## Objective
Output the full listing below exactly, without the pictures.

## Given data
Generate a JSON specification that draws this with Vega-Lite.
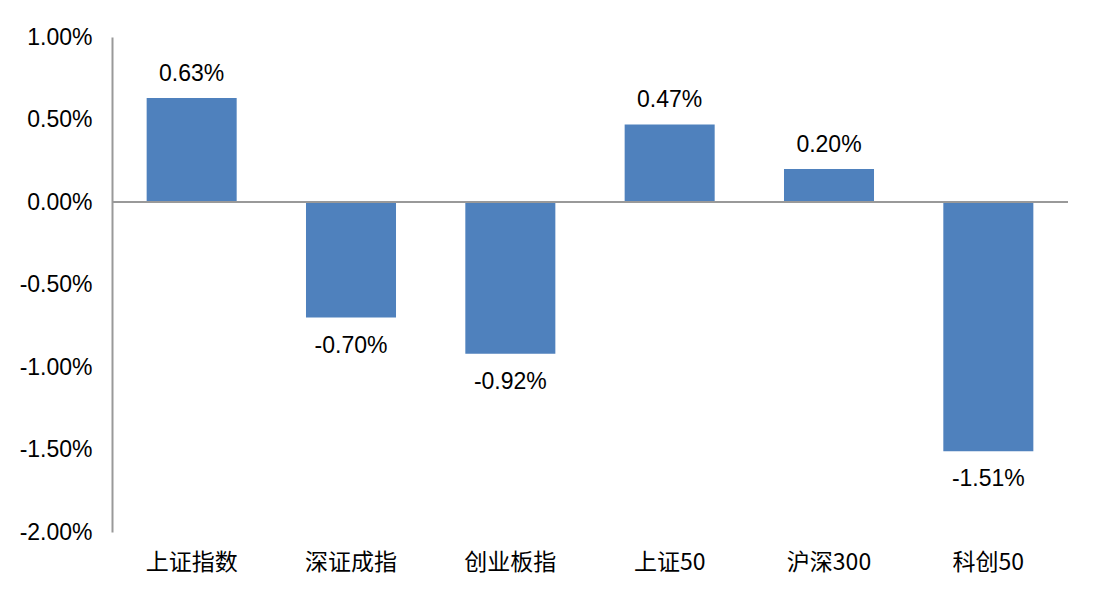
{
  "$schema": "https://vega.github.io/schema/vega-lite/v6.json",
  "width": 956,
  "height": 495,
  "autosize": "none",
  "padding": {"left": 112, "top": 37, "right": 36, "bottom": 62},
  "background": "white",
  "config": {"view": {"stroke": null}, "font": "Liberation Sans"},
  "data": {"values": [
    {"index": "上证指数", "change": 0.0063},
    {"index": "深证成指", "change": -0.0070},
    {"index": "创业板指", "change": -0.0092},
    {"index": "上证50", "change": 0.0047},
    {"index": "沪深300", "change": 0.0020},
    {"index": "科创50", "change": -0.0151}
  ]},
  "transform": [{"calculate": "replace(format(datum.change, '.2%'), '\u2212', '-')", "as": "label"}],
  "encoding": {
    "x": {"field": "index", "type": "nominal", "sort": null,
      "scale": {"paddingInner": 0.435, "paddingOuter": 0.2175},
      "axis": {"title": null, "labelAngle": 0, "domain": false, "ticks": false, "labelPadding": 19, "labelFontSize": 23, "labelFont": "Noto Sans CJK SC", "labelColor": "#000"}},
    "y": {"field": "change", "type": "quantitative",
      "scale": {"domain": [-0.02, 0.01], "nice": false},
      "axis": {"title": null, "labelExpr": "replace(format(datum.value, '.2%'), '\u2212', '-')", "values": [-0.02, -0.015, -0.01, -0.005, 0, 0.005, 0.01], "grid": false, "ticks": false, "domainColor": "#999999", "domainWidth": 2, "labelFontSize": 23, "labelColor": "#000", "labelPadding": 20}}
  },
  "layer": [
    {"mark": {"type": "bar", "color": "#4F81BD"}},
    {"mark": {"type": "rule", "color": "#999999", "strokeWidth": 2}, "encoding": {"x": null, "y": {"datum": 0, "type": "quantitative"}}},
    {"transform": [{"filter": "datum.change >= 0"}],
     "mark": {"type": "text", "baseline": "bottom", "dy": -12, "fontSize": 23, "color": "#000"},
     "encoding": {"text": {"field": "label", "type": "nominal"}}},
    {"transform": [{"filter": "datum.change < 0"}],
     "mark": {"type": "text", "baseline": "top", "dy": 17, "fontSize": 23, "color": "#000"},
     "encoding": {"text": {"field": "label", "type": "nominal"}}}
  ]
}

## Answer for the task
Generate a JSON specification that draws this with Vega-Lite.
{
  "$schema": "https://vega.github.io/schema/vega-lite/v6.json",
  "width": 956,
  "height": 495,
  "autosize": "none",
  "padding": {"left": 112, "top": 37, "right": 36, "bottom": 62},
  "background": "white",
  "config": {"view": {"stroke": null}, "font": "Liberation Sans"},
  "data": {"values": [
    {"index": "上证指数", "change": 0.0063},
    {"index": "深证成指", "change": -0.0070},
    {"index": "创业板指", "change": -0.0092},
    {"index": "上证50", "change": 0.0047},
    {"index": "沪深300", "change": 0.0020},
    {"index": "科创50", "change": -0.0151}
  ]},
  "transform": [{"calculate": "replace(format(datum.change, '.2%'), '\u2212', '-')", "as": "label"}],
  "encoding": {
    "x": {"field": "index", "type": "nominal", "sort": null,
      "scale": {"paddingInner": 0.435, "paddingOuter": 0.2175},
      "axis": {"title": null, "labelAngle": 0, "domain": false, "ticks": false, "labelPadding": 19, "labelFontSize": 23, "labelFont": "Noto Sans CJK SC", "labelColor": "#000"}},
    "y": {"field": "change", "type": "quantitative",
      "scale": {"domain": [-0.02, 0.01], "nice": false},
      "axis": {"title": null, "labelExpr": "replace(format(datum.value, '.2%'), '\u2212', '-')", "values": [-0.02, -0.015, -0.01, -0.005, 0, 0.005, 0.01], "grid": false, "ticks": false, "domainColor": "#999999", "domainWidth": 2, "labelFontSize": 23, "labelColor": "#000", "labelPadding": 20}}
  },
  "layer": [
    {"mark": {"type": "bar", "color": "#4F81BD"}},
    {"mark": {"type": "rule", "color": "#999999", "strokeWidth": 2}, "encoding": {"x": null, "y": {"datum": 0, "type": "quantitative"}}},
    {"transform": [{"filter": "datum.change >= 0"}],
     "mark": {"type": "text", "baseline": "bottom", "dy": -12, "fontSize": 23, "color": "#000"},
     "encoding": {"text": {"field": "label", "type": "nominal"}}},
    {"transform": [{"filter": "datum.change < 0"}],
     "mark": {"type": "text", "baseline": "top", "dy": 17, "fontSize": 23, "color": "#000"},
     "encoding": {"text": {"field": "label", "type": "nominal"}}}
  ]
}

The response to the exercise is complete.